Noch deutlicher gaben sich Politiker von FDP und CSU. Der FDP-Außenpolitiker Alexander Graf Lambsdorff erklärte: "Hier muss man nicht helfen." Er sprach von einem "absurden" Vorschlag und warf der SPD "eine Art Helfersyndrom vor". Es bestehe keine Ansteckungsgefahr für die Weltwirtschaft durch die Türkei und also kein Handlungsbedarf. Ähnlich eindeutig formulierte der bayerische Finanzminister Albert Füracker sein Nein. Der CSU-Politiker betonte, Hilfen seien "weder notwendig noch ratsam". Im übrigen sei der Internationale Währungsfonds der Ansprechpartner. Ein Diktum, das der deutsche EU-Kommissar Günther Oettinger von der CDU wiederholte.

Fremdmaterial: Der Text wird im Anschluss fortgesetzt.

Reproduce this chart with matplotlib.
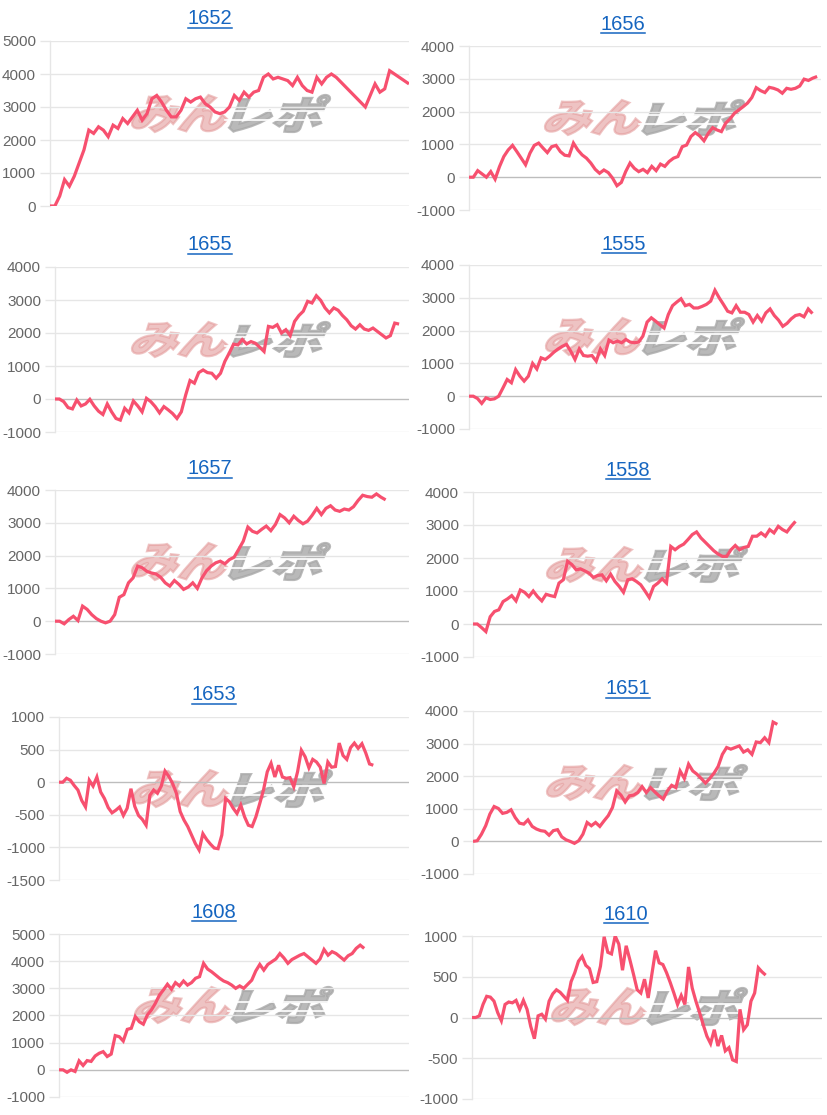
import numpy as np
import matplotlib
matplotlib.use("Agg")
import matplotlib.pyplot as plt
import matplotlib.transforms as mtransforms
from matplotlib.textpath import TextPath
from matplotlib.patches import PathPatch
from matplotlib.font_manager import FontProperties
from matplotlib.lines import Line2D

# ---------------- data ----------------
titles = ["1652", "1656", "1655", "1555", "1657", "1558", "1653", "1651", "1608", "1610"]

s1652 = [0, 0, 300, 800, 600, 900, 1300, 1700, 2300, 2200, 2400, 2300, 2100, 2450, 2350, 2650, 2500,
         2700, 2900, 2600, 2800, 3250, 3350, 3150, 2900, 2700, 2700, 2900, 3250, 3150, 3250, 3300, 3100,
         3000, 2850, 2800, 2850, 3000, 3350, 3200, 3450, 3300, 3450, 3500, 3900, 4000, 3850, 3900, 3850,
         3800, 3650, 3900, 3650, 3500, 3450, 3900, 3700, 3900, 4000, 3900, 3750, 3600, 3450, 3300, 3150,
         3000, 3350, 3700, 3450, 3550, 4100, 4000, 3900, 3800, 3700]
s1656 = [0, 0, 200, 100, 0, 170, -60, 320, 630, 830, 970, 780, 580, 380, 730, 970, 1040, 890, 750, 930,
         970, 780, 670, 650, 1040, 830, 680, 580, 430, 240, 120, 220, 140, -30, -260, -160, 170, 430, 270,
         170, 240, 140, 330, 200, 400, 330, 480, 580, 630, 930, 980, 1240, 1360, 1260, 1110, 1340, 1510,
         1440, 1390, 1650, 1780, 1950, 2050, 2150, 2260, 2430, 2730, 2640, 2580, 2740, 2710, 2660, 2560,
         2710, 2680, 2710, 2780, 2990, 2950, 3020, 3070]
s1655 = [0, 0, -80, -260, -300, -30, -210, -150, -10, -210, -370, -470, -150, -390, -590, -640, -280,
         -420, -60, -210, -390, 20, -80, -230, -420, -230, -330, -440, -590, -390, 120, 560, 480, 800, 880,
         800, 780, 630, 780, 1140, 1390, 1660, 1640, 1800, 1670, 1740, 1690, 1570, 1440, 2200, 2170, 2250,
         2000, 2100, 1920, 2350, 2530, 2660, 2960, 2910, 3130, 2990, 2760, 2610, 2760, 2690, 2530, 2400,
         2220, 2120, 2250, 2120, 2080, 2150, 2050, 1950, 1850, 1920, 2300, 2270]
s1555 = [0, 0, -70, -220, -50, -100, -80, 0, 250, 510, 410, 810, 610, 460, 610, 1000, 830, 1170, 1120,
         1220, 1340, 1440, 1520, 1580, 1370, 1120, 1440, 1240, 1220, 1240, 1070, 1440, 1240, 1710, 1630,
         1680, 1630, 1730, 1650, 1630, 1650, 1830, 2260, 2390, 2290, 2180, 2080, 2490, 2760, 2870, 2970,
         2760, 2800, 2690, 2690, 2740, 2800, 2900, 3230, 3000, 2800, 2590, 2540, 2760, 2560, 2560, 2490,
         2260, 2460, 2290, 2540, 2660, 2460, 2320, 2130, 2220, 2360, 2460, 2490, 2420, 2660, 2520]
s1657 = [0, 0, -80, 50, 150, 20, 460, 360, 200, 80, 0, -50, 0, 200, 730, 810, 1170, 1320, 1680, 1630,
         1520, 1470, 1440, 1340, 1170, 1070, 1240, 1120, 970, 1040, 1170, 1000, 1320, 1540, 1680, 1780,
         1830, 1750, 1880, 1950, 2190, 2440, 2870, 2740, 2690, 2800, 2900, 2760, 2950, 3250, 3150, 3000,
         3200, 3070, 2970, 3050, 3230, 3440, 3250, 3440, 3520, 3390, 3350, 3420, 3390, 3490, 3680, 3840,
         3800, 3780, 3880, 3780, 3700]
s1558 = [0, 0, -110, -230, 220, 380, 430, 680, 760, 860, 700, 1030, 960, 830, 1000, 830, 700, 900, 860,
         830, 1240, 1340, 1900, 1800, 1640, 1670, 1610, 1540, 1410, 1470, 1490, 1310, 1510, 1290, 1140,
         960, 1340, 1370, 1290, 1190, 1000, 800, 1140, 1240, 1370, 1240, 2350, 2250, 2350, 2420, 2560,
         2710, 2790, 2610, 2480, 2350, 2220, 2120, 2050, 2050, 2250, 2380, 2250, 2320, 2350, 2660, 2660,
         2760, 2660, 2860, 2760, 2960, 2860, 2790, 2960, 3110]
s1653 = [0, 0, 60, 30, -50, -120, -280, -380, 30, -60, 80, -150, -250, -390, -470, -430, -380, -510,
         -400, -100, -370, -510, -570, -660, -200, -120, -170, -60, 170, 90, -20, -170, -450, -580, -680,
         -810, -940, -1040, -790, -880, -950, -1010, -1020, -810, -250, -300, -400, -480, -350, -530, -660,
         -680, -530, -330, -120, 160, 290, 80, 260, 80, 60, 70, -70, 160, 490, 390, 220, 350, 310, 230, -20,
         310, 230, 240, 600, 410, 350, 530, 600, 520, 590, 450, 280, 260]
s1651 = [0, 20, 220, 480, 840, 1070, 1010, 860, 890, 970, 730, 560, 530, 660, 460, 380, 330, 310, 190,
         330, 360, 140, 50, 0, -60, 20, 220, 580, 480, 580, 460, 630, 790, 1040, 1550, 1420, 1210, 1400,
         1420, 1500, 1680, 1500, 1650, 1520, 1400, 1300, 1550, 1720, 1650, 2160, 1930, 2370, 2160, 2060,
         1930, 1790, 1930, 2090, 2300, 2670, 2880, 2830, 2880, 2930, 2740, 2810, 2670, 3050, 3030, 3180,
         3030, 3660, 3590]
s1608 = [0, 0, -90, 0, -60, 330, 160, 340, 310, 510, 610, 670, 490, 580, 1260, 1220, 1060, 1490, 1530,
         1960, 1770, 1680, 2020, 2200, 2450, 2750, 2940, 3150, 2970, 3210, 3090, 3270, 3120, 3210, 3370,
         3430, 3920, 3710, 3610, 3490, 3370, 3270, 3210, 3120, 3000, 3090, 3000, 3150, 3300, 3640, 3880,
         3670, 3880, 3980, 4080, 4280, 4120, 3920, 4060, 4140, 4220, 4280, 4160, 4040, 3920, 4080, 4430,
         4220, 4350, 4280, 4160, 4040, 4200, 4280, 4470, 4590, 4470]
s1610 = [0, 0, 20, 160, 260, 250, 200, 60, -40, 160, 190, 180, 210, 100, 210, 100, -110, -260, 20, 40,
         -20, 200, 290, 340, 310, 260, 210, 440, 550, 690, 750, 640, 600, 430, 440, 630, 990, 800, 780,
         1000, 900, 580, 880, 710, 530, 340, 300, 470, 240, 530, 820, 670, 650, 550, 430, 300, 160, 270,
         160, 620, 360, 200, 60, -90, -230, -320, -150, -350, -220, -410, -370, -520, -540, 100, -150, -90,
         200, 300, 610, 560, 520]

series = [s1652, s1656, s1655, s1555, s1657, s1558, s1653, s1651, s1608, s1610]

y_ranges = [(0, 5000, 1000), (-1000, 4000, 1000), (-1000, 4000, 1000), (-1000, 4000, 1000),
            (-1000, 4000, 1000), (-1000, 4000, 1000), (-1500, 1000, 500), (-1000, 4000, 1000),
            (-1000, 5000, 1000), (-1000, 1000, 500)]

# ---------------- layout (pixels) ----------------
W, H = 828, 1115
boxes = [(50, 41, 409, 206), (469, 46, 821, 210),
         (55, 267, 409, 432), (469, 265, 822, 429),
         (55, 490, 409, 654), (473, 492, 822, 657),
         (59, 717, 409, 880), (473, 711, 822, 874),
         (59, 934, 409, 1097), (472, 936, 822, 1099)]
x_extent = [1.0, 0.989, 0.972, 0.973, 0.934, 0.924, 0.898, 0.872, 0.872, 0.839]
title_pos = [(210, 19), (623, 24), (210, 245), (624, 244), (210, 469),
             (628, 470), (214, 695), (628, 689), (214, 912), (626, 914)]
marks = [(132, 95, 330, 132), (545, 100, 744, 135), (132, 322, 330, 357), (546, 318, 744, 355),
         (132, 543, 330, 580), (547, 547, 747, 582), (133, 770, 332, 807), (547, 765, 747, 800),
         (135, 987, 333, 1023), (552, 988, 747, 1025)]

LINE = "#f7506f"
GRID = "#e6e6e6"
ZERO = "#bdbdbd"
TICK = "#666666"
TITLE = "#1565c0"

plt.rcParams['font.family'] = ['Liberation Sans', 'DejaVu Sans']
fig = plt.figure(figsize=(W / 100, H / 100), dpi=100)
fig.patch.set_facecolor("white")

cjk = FontProperties(family='Noto Sans CJK JP', weight='heavy')


def add_mark(ax, text, x0, y0, x1, y1, color, alpha, stripes=False):
    tp = TextPath((0, 0), text, size=100, prop=cjk)
    p = mtransforms.Affine2D().skew_deg(16, 0).transform_path(tp)
    ext = p.get_extents()
    sx = (x1 - x0) / ext.width
    sy = (y1 - y0) / ext.height
    tr = mtransforms.Affine2D().translate(-ext.x0, -ext.y0).scale(sx, sy).translate(x0, H - y1)
    patch = PathPatch(tr.transform_path(p), facecolor=color, edgecolor=color, lw=1.6, alpha=alpha,
                      transform=mtransforms.IdentityTransform(), zorder=0.6, clip_on=False)
    ax.add_artist(patch)
    if stripes:
        for fy in (0.42, 0.68):
            yy = H - (y0 + (y1 - y0) * fy)
            ax.add_artist(Line2D([x0 - 4, x1 + 4], [yy, yy], color="white", lw=1.2,
                                 transform=mtransforms.IdentityTransform(), zorder=0.65))


axes = []
for i, (vals, (lo, hi, st)) in enumerate(zip(series, y_ranges)):
    l, t, r, b = boxes[i]
    ax = fig.add_axes([l / W, 1 - b / H, (r - l) / W, (b - t) / H])
    axes.append(ax)
    x = np.arange(len(vals))
    ax.plot(x, vals, color=LINE, lw=2.3, zorder=3, solid_joinstyle='miter', solid_capstyle='butt')
    ax.set_xlim(0, (len(vals) - 1) / x_extent[i])
    ax.set_ylim(lo, hi)
    ticks = np.arange(lo, hi + st / 2, st)
    ax.set_yticks(ticks)
    ax.set_yticklabels([str(int(v)) for v in ticks])
    ax.set_xticks([])
    for v in ticks:
        ax.axhline(v, color=ZERO if v == 0 else GRID, lw=1.0, zorder=1)
    for s in ['top', 'right', 'bottom']:
        ax.spines[s].set_visible(False)
    ax.spines['left'].set_color(GRID)
    ax.spines['left'].set_linewidth(1.0)
    ax.tick_params(axis='y', length=7, width=1.0, color=GRID, pad=3, labelsize=11, labelcolor=TICK)
    ax.set_facecolor("none")
    # watermark
    mx0, my0, mx1, my1 = marks[i]
    mid = mx0 + (mx1 - mx0) * 0.48
    add_mark(ax, "みん", mx0, my0, mid, my1, "#e49c9c", 0.6)
    add_mark(ax, "レポ", mid + 2, my0, mx1, my1, "#a8a8a8", 0.8, stripes=True)

# titles with underline
fig.canvas.draw()
renderer = fig.canvas.get_renderer()
for i, name in enumerate(titles):
    tx, ty = title_pos[i]
    txt = fig.text(tx / W, 1 - ty / H, name, ha='center', va='center', fontsize=14.5, color=TITLE)
    bb = txt.get_window_extent(renderer=renderer)
    uy = (1 - ty / H) - 9 / H
    fig.add_artist(Line2D([bb.x0 / W, bb.x1 / W], [uy, uy], color=TITLE, lw=1.1,
                          transform=fig.transFigure))

fig.savefig("out.png", dpi=100, facecolor="white")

Was indes bei allen Wortmeldungen deutlich wurde: Kaum einer rief bedingungslos Nein; die meisten sagten bedingungsvoll Jein. Denn alle wissen, wie heikel es wäre, wenn die Türkei in die totale Krise geraten würde. Selbst harte Kritiker einer Hilfe wie Lambsdorff betonen, dass auf keinen Fall alle Brücken zur Türkei abgebrochen werden dürften. Helfen, wenn die Bedingungen passen - das ist der Ton, der bei den meisten mitschwingt.

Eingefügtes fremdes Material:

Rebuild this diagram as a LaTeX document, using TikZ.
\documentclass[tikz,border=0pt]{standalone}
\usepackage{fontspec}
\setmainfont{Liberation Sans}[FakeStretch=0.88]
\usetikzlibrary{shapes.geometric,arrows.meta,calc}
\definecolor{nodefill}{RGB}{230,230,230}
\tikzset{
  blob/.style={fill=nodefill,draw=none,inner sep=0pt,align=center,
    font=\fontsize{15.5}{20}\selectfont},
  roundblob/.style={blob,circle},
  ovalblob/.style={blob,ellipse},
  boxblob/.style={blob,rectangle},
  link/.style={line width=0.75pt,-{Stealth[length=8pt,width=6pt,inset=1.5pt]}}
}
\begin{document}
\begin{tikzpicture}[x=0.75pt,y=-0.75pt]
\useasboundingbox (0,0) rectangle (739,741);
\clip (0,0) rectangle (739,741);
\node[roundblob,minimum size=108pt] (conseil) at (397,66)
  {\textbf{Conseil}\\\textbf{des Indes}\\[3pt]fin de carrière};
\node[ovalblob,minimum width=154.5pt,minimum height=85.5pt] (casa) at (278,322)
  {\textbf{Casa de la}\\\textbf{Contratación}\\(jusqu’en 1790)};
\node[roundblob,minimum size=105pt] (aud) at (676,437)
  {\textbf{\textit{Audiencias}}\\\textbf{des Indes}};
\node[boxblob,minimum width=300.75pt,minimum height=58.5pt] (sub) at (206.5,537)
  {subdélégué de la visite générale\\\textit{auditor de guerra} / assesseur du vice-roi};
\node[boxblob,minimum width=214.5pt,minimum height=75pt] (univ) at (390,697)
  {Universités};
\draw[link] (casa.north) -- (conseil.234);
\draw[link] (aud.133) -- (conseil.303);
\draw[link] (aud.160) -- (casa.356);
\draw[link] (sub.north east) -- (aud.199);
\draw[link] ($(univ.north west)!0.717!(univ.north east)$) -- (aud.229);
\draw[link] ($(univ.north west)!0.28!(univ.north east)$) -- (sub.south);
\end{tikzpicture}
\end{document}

Auch Regierungssprecher Steffen Seibert hinterließ am Montag diesen Eindruck. Der Sprecher von Kanzlerin Angela Merkel erklärte zunächst, dass Hilfen nicht zur Debatte stünden - und sagte einen Satz später, dass eine instabile Türkei nicht im Interesse Berlins sein könne. Aus diesem Grund, so Seibert, würden sich vor dem geplanten Besuch von Erdoğan in Deutschland Ende September ja auch die Finanz- und Wirtschaftsminister der beiden Länder treffen.

Bis dahin dürfte die Debatte weitergehen. Und dann wird sich auch zeigen, ob Andrea Nahles einfach mal eine Idee lancieren wollte - oder mit einem konkreten Vorschlag aufwartet. Anders als ihre Kritiker ist sie bei den Bedingungen bislang reichlich unpräzise geblieben.